Tras bromear acerca de que no se acordaba de los casos del día anterior, el mofletudo rostro de Kevin se puso ceñudo mientras hacía memoria.

– Mira, creo que recuerdo a un tal Moskowitz -contestó-. ¿Sabes si era un caso del Manhattan General?

– Eso me han dicho.

– Ahora sé cuál es. Aparentemente, el paciente sufrió una crisis cardíaca. Si es el que yo creo, la autopsia no arrojó ningún resultado concluyente. Creo que no la he firmado todavía. Debo de estar esperando que lleguen las pruebas del microscopio.

«Sí, claro», pensó Laurie. Ni siquiera en las épocas de mayor trabajo, se tardaban dos semanas en conseguir esos resultados. De todas maneras, no le sorprendía: Kevin y Arnold eran conocidos por retrasarse de forma habitual con sus casos.

– ¿Recuerdas si el paciente había sido operado recientemente?

– Ahora sí que estás abusando de tu suerte.

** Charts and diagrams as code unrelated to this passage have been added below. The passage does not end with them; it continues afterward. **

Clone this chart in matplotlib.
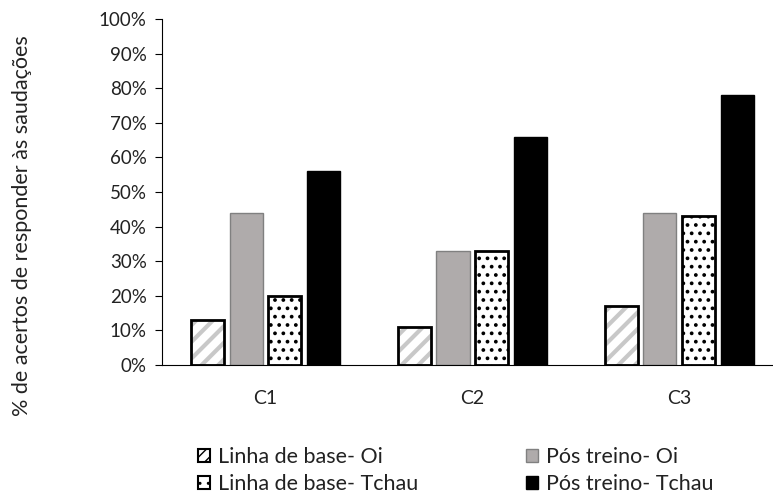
import numpy as np
import matplotlib as mpl
import matplotlib.pyplot as plt
from matplotlib.patches import Patch

plt.rcParams['font.family'] = ['Lato', 'DejaVu Sans']

categories = ['C1', 'C2', 'C3']
base_oi = [13, 11, 17]
pos_oi = [44, 33, 44]
base_tchau = [20, 33, 43]
pos_tchau = [56, 66, 78]
series_names = ['Linha de base- Oi', 'Pós treino- Oi',
                'Linha de base- Tchau', 'Pós treino- Tchau']

txt = '#222222'
fig = plt.figure(figsize=(7.73, 5.0), dpi=100)
# x axis runs past the right edge of the picture, as in the original
ax = fig.add_axes([0.2096, 0.27, 0.803, 0.692])

x = np.arange(len(categories))
w = 0.16
step = 0.187
offs = [-1.5 * step, -0.5 * step, 0.5 * step, 1.5 * step]

# hatched bar: wide light gray stripes, then black outline on top
with mpl.rc_context({'hatch.linewidth': 3.0}):
    ax.bar(x + offs[0], base_oi, w, color='white', edgecolor='#c8c8c8',
           hatch='//', linewidth=0)
ax.bar(x + offs[0], base_oi, w, fill=False, edgecolor='black', linewidth=2)
ax.bar(x + offs[1], pos_oi, w, color='#afabab', edgecolor='#808080', linewidth=1)
with mpl.rc_context({'hatch.linewidth': 1.5}):
    ax.bar(x + offs[2], base_tchau, w, color='white', edgecolor='black',
           hatch='..', linewidth=0)
ax.bar(x + offs[2], base_tchau, w, fill=False, edgecolor='black', linewidth=2)
ax.bar(x + offs[3], pos_tchau, w, color='black', edgecolor='black', linewidth=1)

ax.set_xlim(-0.5, 2.5)
ax.set_ylim(0, 100)
ax.set_yticks(np.arange(0, 101, 10))
ax.set_yticklabels(['%d%%' % v for v in range(0, 101, 10)], fontsize=13.5, color=txt)
ax.set_xticks(x)
ax.set_xticklabels(categories, fontsize=14, color=txt)
ax.tick_params(axis='x', length=0, pad=18)
ax.tick_params(axis='y', length=5, direction='out', pad=6)
ax.spines['top'].set_visible(False)
ax.spines['right'].set_visible(False)

fig.text(0.028, 0.548, '% de acertos de responder às saudações', rotation=90,
         ha='center', va='center', fontsize=15.5, color=txt)

handles = [
    Patch(facecolor='white', edgecolor='black', hatch='///', linewidth=1.5),
    Patch(facecolor='#afabab', edgecolor='#808080'),
    Patch(facecolor='white', edgecolor='black', hatch='..', linewidth=1.5),
    Patch(facecolor='black', edgecolor='black'),
]
order = [0, 2, 1, 3]
fig.legend([handles[i] for i in order], [series_names[i] for i in order],
           loc='center left', bbox_to_anchor=(187 / 773, 1 - 470.5 / 500),
           ncol=2, frameon=False, fontsize=15.5, handlelength=0.56, handleheight=0.56,
           handletextpad=0.37, columnspacing=5.0, labelspacing=0.3, borderpad=0,
           labelcolor=txt)

fig.savefig('out.png', dpi=100)
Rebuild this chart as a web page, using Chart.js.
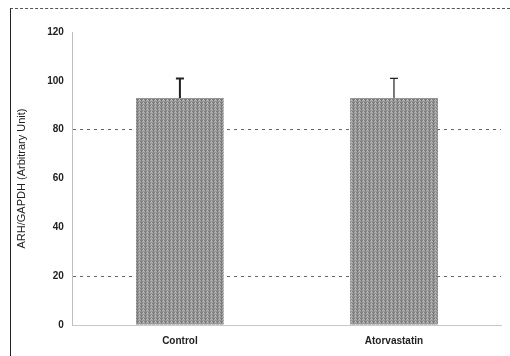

Mira, hagamos una cosa: pásate por mi despacho y te dejaré que eches un vistazo al expediente.

– Me parece buena idea -repuso Laurie, que se había distraído momentáneamente al ver entrar a George en la sala de identificación quitándose el abrigo. Dejó que Kevin y Arnold siguieran con su discusión y se reunió con Fontworth ante la máquina de café.

George llevaba casi tanto tiempo como Kevin y Arnold en el departamento, pero no había adquirido ninguna de sus costumbres. Su aspecto era bastante más elegante, con sus pantalones bien planchados, sus camisas limpias y sus coloristas corbatas, todas ellas prendas de moda, y así le gustaba presentarse. También parecía mucho más joven gracias a haber evitado el sobrepeso propio de la edad. Aunque Laurie sabía que Jack no lo tenía en gran estima profesional, a ella siempre le había resultado fácil trabajar con él.

– Tengo entendido que tu caso del tiroteo de ayer tuvo una conclusión inesperada.

– ¡Menudo calvario! -se quejó George-. La próxima vez que Bingham se ofrezca para ayudarme en un caso, recuérdame que debo declinar educadamente su oferta.

Laurie rió, y ambos charlaron del caso unos minutos antes de que ella abordara el asunto que le interesaba. Del mismo modo que había hablado con Kevin sobre el caso Moskowitz, le preguntó a George si recordaba el de Antonio Nogueira, de hacía un par de semanas.

– Dame una pista -contestó Fontworth.

– No puedo precisarte los detalles porque no estoy segura -dijo Laurie-, pero diría que era alguien joven que había sido operado durante las últimas veinticuatro horas en el Manhattan General y cuya causa de la muerte fue algún tipo de crisis cardíaca.